= Given information =
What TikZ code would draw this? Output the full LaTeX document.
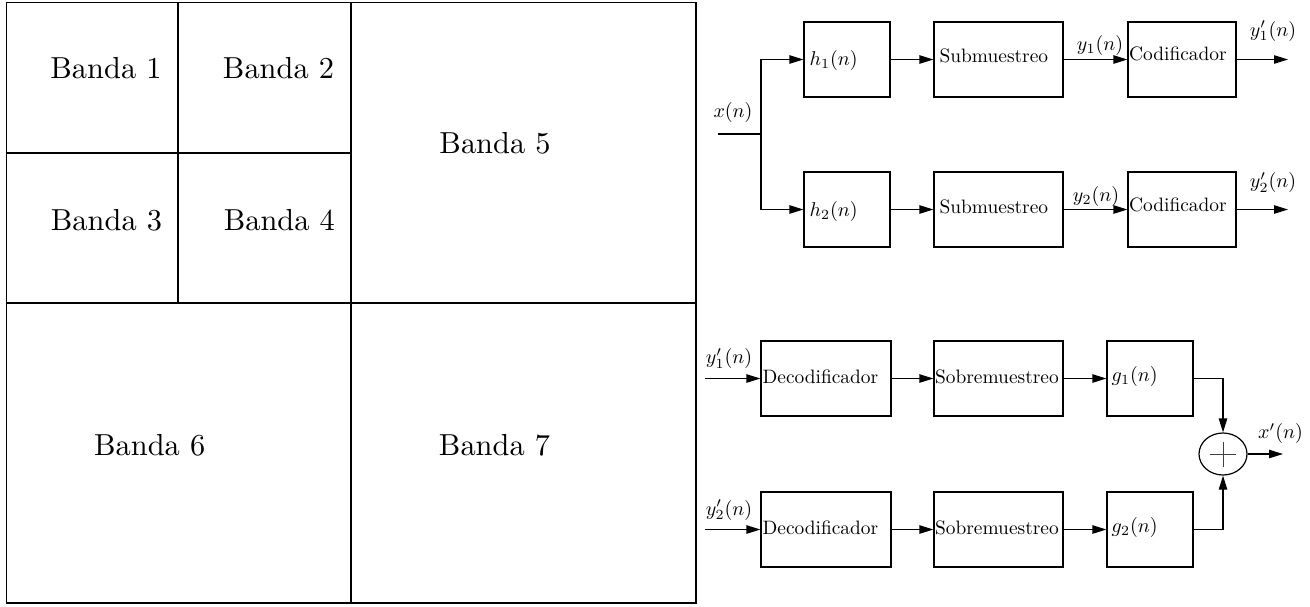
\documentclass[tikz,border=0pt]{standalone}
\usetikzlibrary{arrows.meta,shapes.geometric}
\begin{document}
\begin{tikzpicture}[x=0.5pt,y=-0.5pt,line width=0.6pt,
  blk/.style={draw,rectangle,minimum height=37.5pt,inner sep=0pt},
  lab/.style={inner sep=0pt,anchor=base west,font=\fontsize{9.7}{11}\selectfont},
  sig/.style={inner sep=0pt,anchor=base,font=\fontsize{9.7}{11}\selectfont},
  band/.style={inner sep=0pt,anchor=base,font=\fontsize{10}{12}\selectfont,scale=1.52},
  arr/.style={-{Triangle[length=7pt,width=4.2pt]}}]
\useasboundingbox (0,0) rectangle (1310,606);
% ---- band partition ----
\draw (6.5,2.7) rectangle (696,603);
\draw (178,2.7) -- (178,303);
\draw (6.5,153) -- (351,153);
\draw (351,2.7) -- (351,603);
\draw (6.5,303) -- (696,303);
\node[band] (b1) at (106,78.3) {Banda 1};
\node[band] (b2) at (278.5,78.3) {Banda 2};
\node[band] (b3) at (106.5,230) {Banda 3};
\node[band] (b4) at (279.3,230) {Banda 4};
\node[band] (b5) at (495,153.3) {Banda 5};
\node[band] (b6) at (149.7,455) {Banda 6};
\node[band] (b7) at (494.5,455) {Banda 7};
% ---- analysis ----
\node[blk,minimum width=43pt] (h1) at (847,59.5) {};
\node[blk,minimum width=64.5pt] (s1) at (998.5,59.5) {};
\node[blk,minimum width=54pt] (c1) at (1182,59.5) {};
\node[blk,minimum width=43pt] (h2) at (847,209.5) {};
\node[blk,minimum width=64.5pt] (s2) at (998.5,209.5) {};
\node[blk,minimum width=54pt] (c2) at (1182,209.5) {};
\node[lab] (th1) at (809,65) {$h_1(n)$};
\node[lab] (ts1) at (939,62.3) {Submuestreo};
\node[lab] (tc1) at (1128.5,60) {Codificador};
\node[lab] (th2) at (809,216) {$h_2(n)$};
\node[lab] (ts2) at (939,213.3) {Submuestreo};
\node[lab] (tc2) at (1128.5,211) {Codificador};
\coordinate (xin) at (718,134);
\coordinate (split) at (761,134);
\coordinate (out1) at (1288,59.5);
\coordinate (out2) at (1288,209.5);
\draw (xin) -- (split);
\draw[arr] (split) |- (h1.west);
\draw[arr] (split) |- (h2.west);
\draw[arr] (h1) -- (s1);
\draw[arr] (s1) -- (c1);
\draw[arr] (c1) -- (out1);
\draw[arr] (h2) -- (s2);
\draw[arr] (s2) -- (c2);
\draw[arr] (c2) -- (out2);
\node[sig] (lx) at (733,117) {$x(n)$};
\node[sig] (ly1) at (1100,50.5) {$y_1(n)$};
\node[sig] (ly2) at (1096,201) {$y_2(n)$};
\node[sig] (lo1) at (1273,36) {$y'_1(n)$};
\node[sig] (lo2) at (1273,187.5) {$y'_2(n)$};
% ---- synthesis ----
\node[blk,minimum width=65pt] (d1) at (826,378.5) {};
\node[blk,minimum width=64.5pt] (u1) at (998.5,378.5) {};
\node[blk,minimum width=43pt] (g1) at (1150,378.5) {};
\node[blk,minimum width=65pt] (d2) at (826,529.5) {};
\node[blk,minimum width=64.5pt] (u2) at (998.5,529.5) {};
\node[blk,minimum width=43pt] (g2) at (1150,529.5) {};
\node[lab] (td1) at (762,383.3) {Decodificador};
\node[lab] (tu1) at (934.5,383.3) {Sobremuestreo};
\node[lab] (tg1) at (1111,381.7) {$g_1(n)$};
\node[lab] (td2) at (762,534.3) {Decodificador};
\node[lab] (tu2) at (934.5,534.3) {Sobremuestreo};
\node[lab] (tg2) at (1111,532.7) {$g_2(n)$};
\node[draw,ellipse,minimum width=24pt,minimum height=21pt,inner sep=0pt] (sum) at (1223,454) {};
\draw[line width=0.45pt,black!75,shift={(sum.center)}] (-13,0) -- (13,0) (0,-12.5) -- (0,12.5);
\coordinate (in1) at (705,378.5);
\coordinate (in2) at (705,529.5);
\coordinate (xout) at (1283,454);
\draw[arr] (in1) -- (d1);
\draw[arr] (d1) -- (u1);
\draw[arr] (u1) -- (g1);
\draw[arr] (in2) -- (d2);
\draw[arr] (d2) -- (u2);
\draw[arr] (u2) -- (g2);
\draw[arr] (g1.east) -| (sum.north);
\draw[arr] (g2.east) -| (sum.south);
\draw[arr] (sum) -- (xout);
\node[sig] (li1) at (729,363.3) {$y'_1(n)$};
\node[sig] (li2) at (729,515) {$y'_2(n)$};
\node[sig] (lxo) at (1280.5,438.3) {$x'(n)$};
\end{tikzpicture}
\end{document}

= Problem =
Reproduce the listing exactly. Leave its pictures out.

= Result of this exercise =
What TikZ code would draw this? Output the full LaTeX document.
\documentclass[tikz,border=0pt]{standalone}
\usetikzlibrary{arrows.meta,shapes.geometric}
\begin{document}
\begin{tikzpicture}[x=0.5pt,y=-0.5pt,line width=0.6pt,
  blk/.style={draw,rectangle,minimum height=37.5pt,inner sep=0pt},
  lab/.style={inner sep=0pt,anchor=base west,font=\fontsize{9.7}{11}\selectfont},
  sig/.style={inner sep=0pt,anchor=base,font=\fontsize{9.7}{11}\selectfont},
  band/.style={inner sep=0pt,anchor=base,font=\fontsize{10}{12}\selectfont,scale=1.52},
  arr/.style={-{Triangle[length=7pt,width=4.2pt]}}]
\useasboundingbox (0,0) rectangle (1310,606);
% ---- band partition ----
\draw (6.5,2.7) rectangle (696,603);
\draw (178,2.7) -- (178,303);
\draw (6.5,153) -- (351,153);
\draw (351,2.7) -- (351,603);
\draw (6.5,303) -- (696,303);
\node[band] (b1) at (106,78.3) {Banda 1};
\node[band] (b2) at (278.5,78.3) {Banda 2};
\node[band] (b3) at (106.5,230) {Banda 3};
\node[band] (b4) at (279.3,230) {Banda 4};
\node[band] (b5) at (495,153.3) {Banda 5};
\node[band] (b6) at (149.7,455) {Banda 6};
\node[band] (b7) at (494.5,455) {Banda 7};
% ---- analysis ----
\node[blk,minimum width=43pt] (h1) at (847,59.5) {};
\node[blk,minimum width=64.5pt] (s1) at (998.5,59.5) {};
\node[blk,minimum width=54pt] (c1) at (1182,59.5) {};
\node[blk,minimum width=43pt] (h2) at (847,209.5) {};
\node[blk,minimum width=64.5pt] (s2) at (998.5,209.5) {};
\node[blk,minimum width=54pt] (c2) at (1182,209.5) {};
\node[lab] (th1) at (809,65) {$h_1(n)$};
\node[lab] (ts1) at (939,62.3) {Submuestreo};
\node[lab] (tc1) at (1128.5,60) {Codificador};
\node[lab] (th2) at (809,216) {$h_2(n)$};
\node[lab] (ts2) at (939,213.3) {Submuestreo};
\node[lab] (tc2) at (1128.5,211) {Codificador};
\coordinate (xin) at (718,134);
\coordinate (split) at (761,134);
\coordinate (out1) at (1288,59.5);
\coordinate (out2) at (1288,209.5);
\draw (xin) -- (split);
\draw[arr] (split) |- (h1.west);
\draw[arr] (split) |- (h2.west);
\draw[arr] (h1) -- (s1);
\draw[arr] (s1) -- (c1);
\draw[arr] (c1) -- (out1);
\draw[arr] (h2) -- (s2);
\draw[arr] (s2) -- (c2);
\draw[arr] (c2) -- (out2);
\node[sig] (lx) at (733,117) {$x(n)$};
\node[sig] (ly1) at (1100,50.5) {$y_1(n)$};
\node[sig] (ly2) at (1096,201) {$y_2(n)$};
\node[sig] (lo1) at (1273,36) {$y'_1(n)$};
\node[sig] (lo2) at (1273,187.5) {$y'_2(n)$};
% ---- synthesis ----
\node[blk,minimum width=65pt] (d1) at (826,378.5) {};
\node[blk,minimum width=64.5pt] (u1) at (998.5,378.5) {};
\node[blk,minimum width=43pt] (g1) at (1150,378.5) {};
\node[blk,minimum width=65pt] (d2) at (826,529.5) {};
\node[blk,minimum width=64.5pt] (u2) at (998.5,529.5) {};
\node[blk,minimum width=43pt] (g2) at (1150,529.5) {};
\node[lab] (td1) at (762,383.3) {Decodificador};
\node[lab] (tu1) at (934.5,383.3) {Sobremuestreo};
\node[lab] (tg1) at (1111,381.7) {$g_1(n)$};
\node[lab] (td2) at (762,534.3) {Decodificador};
\node[lab] (tu2) at (934.5,534.3) {Sobremuestreo};
\node[lab] (tg2) at (1111,532.7) {$g_2(n)$};
\node[draw,ellipse,minimum width=24pt,minimum height=21pt,inner sep=0pt] (sum) at (1223,454) {};
\draw[line width=0.45pt,black!75,shift={(sum.center)}] (-13,0) -- (13,0) (0,-12.5) -- (0,12.5);
\coordinate (in1) at (705,378.5);
\coordinate (in2) at (705,529.5);
\coordinate (xout) at (1283,454);
\draw[arr] (in1) -- (d1);
\draw[arr] (d1) -- (u1);
\draw[arr] (u1) -- (g1);
\draw[arr] (in2) -- (d2);
\draw[arr] (d2) -- (u2);
\draw[arr] (u2) -- (g2);
\draw[arr] (g1.east) -| (sum.north);
\draw[arr] (g2.east) -| (sum.south);
\draw[arr] (sum) -- (xout);
\node[sig] (li1) at (729,363.3) {$y'_1(n)$};
\node[sig] (li2) at (729,515) {$y'_2(n)$};
\node[sig] (lxo) at (1280.5,438.3) {$x'(n)$};
\end{tikzpicture}
\end{document}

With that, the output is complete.